Experiences of conflict and violence were also what drove Eran Nissan towards peacebuilding. Born and raised in Israel, he became a peace activist because of his time in the Israeli military. Mandatory for Israeli males when they turn 18, Nissan watched his two older brothers undertake three years of military service before spending four years in the special forces himself.

“It left me very angry and confused,” said Nissan. “The things that I was sent to do, the things that I did, but also the people that I lost, pushed me into saying that we need to break the cycle.

“I saw my brothers join the army and lose friends and attend funerals during their military services, and I saw how it affected them,” he said. “I saw this cycle of our generation being sent to kill and be killed.”

Their experiences from both sides of the conflict drove Almasri and Nissan to work towards the shared goal of building a better future for the next generation of Palestinians and Israelis by bringing civil society organisations together to build peace.

As programmes director for the Alliance of Middle East Peace (ALLMEP), Almasri works with a coalition of over 160 organisations in Palestine and Israel that work towards finding a solution to the conflict. He focuses on amplifying the voice of activists on the ground who can work as “change makers inside their communities and are able to be voices of reason and moderation inside Palestinian and Israeli societies”, particularly when violence erupts.

“I view my job as an opportunity to connect different communities in Palestine and Israel and draw links to common interests between young people about the future of the conflict and the future of their society,” he said. “I try to draw on some of the shared values that they can associate with so we can find a common ground for them to have a conversation where they feel not necessarily equal but at least have the same level of understanding, which can humanise the other side.”

Nissan’s organisation Mehazkim focuses on how social media can be harnessed to “build political power and promote a progressive agenda inside Israel”, he explained.

“We're building political power around a lot of issues, but the main issue is anti-occupation and pro-peace,” he said. “We work to push more Israelis that are not very political to take a more active role in resisting the occupation and talking and demanding solutions from our politicians.”

Both Nissan and Almasri also work with international organisations such as B8 of Hope, a Geneva-based non-profit that supports peacebuilding Palestinian and Israeli civil society and grassroots initiatives, and aims to amplify their voices for a global audience.

Both men agree that collaboration between Israeli and Palestinian society is essential if there is any hope of building peace in the future.

“It's important to find common ground for discussions between young Palestinians and Israelis, because I feel the majority of them are deviated from the political discussion because of the lack of political progress,” said Almasri.

“On the Palestinian side, there haven’t been elections for 15 years. On the Israeli side, we've also seen a lot of the new generation of Israelis being more radicalised and polarised. Because of that, the discussion is dehumanising the other side and it makes it incredibly difficult to create consensus of what we want to rebuild and what we want for the future of Palestinians and Israelis.

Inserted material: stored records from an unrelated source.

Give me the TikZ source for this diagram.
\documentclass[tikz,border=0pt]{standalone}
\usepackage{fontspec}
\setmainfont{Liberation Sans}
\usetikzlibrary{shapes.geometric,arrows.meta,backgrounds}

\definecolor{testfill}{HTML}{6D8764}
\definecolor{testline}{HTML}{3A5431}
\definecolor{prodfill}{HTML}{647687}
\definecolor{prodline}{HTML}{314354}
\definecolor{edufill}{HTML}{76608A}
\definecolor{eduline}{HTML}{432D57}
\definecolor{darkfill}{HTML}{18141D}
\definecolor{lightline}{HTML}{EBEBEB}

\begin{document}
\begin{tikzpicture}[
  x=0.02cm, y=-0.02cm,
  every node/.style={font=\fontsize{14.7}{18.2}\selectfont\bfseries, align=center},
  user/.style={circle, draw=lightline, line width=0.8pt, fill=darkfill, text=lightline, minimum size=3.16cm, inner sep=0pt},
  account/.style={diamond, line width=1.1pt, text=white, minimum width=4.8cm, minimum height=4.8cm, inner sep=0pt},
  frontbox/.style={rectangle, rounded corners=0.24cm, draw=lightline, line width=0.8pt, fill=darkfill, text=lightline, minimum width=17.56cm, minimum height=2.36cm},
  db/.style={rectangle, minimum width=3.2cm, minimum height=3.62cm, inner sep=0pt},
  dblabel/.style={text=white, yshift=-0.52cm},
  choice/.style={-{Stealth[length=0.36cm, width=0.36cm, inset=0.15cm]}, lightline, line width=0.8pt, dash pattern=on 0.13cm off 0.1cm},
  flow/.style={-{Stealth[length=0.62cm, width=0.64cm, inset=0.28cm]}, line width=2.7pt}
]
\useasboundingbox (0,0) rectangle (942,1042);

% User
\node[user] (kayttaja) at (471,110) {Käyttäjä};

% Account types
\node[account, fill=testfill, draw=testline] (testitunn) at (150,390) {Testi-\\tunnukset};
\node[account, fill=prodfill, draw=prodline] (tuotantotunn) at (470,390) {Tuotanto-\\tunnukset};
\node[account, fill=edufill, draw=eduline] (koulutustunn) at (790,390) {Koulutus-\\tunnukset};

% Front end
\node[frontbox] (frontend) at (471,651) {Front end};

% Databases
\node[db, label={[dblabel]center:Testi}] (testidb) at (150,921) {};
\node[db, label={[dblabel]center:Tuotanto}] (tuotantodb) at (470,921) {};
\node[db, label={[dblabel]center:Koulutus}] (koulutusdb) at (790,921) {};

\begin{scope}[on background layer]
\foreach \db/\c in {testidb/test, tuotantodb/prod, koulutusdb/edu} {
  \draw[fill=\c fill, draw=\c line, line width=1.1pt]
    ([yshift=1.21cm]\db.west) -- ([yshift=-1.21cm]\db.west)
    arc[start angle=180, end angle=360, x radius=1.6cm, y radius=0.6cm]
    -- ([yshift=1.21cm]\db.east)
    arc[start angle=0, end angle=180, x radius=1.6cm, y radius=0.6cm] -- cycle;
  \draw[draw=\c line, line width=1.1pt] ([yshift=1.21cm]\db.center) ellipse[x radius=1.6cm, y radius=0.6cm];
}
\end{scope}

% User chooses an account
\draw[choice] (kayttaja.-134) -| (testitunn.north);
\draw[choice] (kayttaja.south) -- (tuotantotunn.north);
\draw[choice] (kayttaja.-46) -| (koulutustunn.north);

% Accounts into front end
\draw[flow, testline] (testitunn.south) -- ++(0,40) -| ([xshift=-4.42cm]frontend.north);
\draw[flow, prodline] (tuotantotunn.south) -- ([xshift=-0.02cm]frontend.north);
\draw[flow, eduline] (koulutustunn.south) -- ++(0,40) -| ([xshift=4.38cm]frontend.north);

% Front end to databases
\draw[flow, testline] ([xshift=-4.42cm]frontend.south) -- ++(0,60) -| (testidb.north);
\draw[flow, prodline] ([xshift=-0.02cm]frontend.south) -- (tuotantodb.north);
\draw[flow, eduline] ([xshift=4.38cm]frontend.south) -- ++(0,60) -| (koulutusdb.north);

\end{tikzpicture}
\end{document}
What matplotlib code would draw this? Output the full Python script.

“A lot of young Palestinians and Israelis basically share the same interests – employment, health care security, building a family, creating their own businesses. There's a lot of common ground, but it's divided by many different factors and misconceptions about the other side that have been created through our culture over the last 10 or 15 years.”

“But to be very clear, this is an asymmetrical conflict,” Almasri added. “There is an occupation on the ground and Palestinians understand that they're not equal to the Israelis at the same table. But finding that ground to humanise the conflict is important for me and that could happen through creating a shared narrative and understanding that we have a common goal.”

Nissan agreed: “The only way that we can create a sustainable solution is by building trust and cooperation between the two sides, and not only on a human level of friendship and empathy and compassion, but on a political level of a joint struggle of solidarity.”

After having their own lives mired in conflict and violence, Nissan and Almasri share the same goal of building a better world for the next generation.

“The reality in Israel and Palestine can be very depressing and violent and scary,” said Nissan. “But I feel that’s where I draw my power and my motivation for my work from. It’s something I can do to not be passive and to give others the opportunity to take an active role, and have a sense of purpose and duty.

“I see a lot of people that are hopeless about the future and they think there is no solution. When there is an escalation, in Hebrew they call it a ‘cycle.’ The terminology is of something deterministic, like it’s always going to be like this. We want to break this cycle.”

“A conflict we pass on to our children is a conflict we lost,” he added.

In the face of such complex challenges, both Nissan and Almasri’s views of peace are simple.

“Peace is something that we do together, and peace means hope, and peace means justice,” said Nissan.

“It’s very difficult for me to leave my children with fear of the unknown, of what tomorrow might look like,” said Almasri. “I'm afraid that history will repeat itself and my kids will go through the same experiences that I did. For me, peace at this moment means to be liberated from these fears and to feel secure about their future and how they're going to go on and build their own lives. This is what peace means to me.”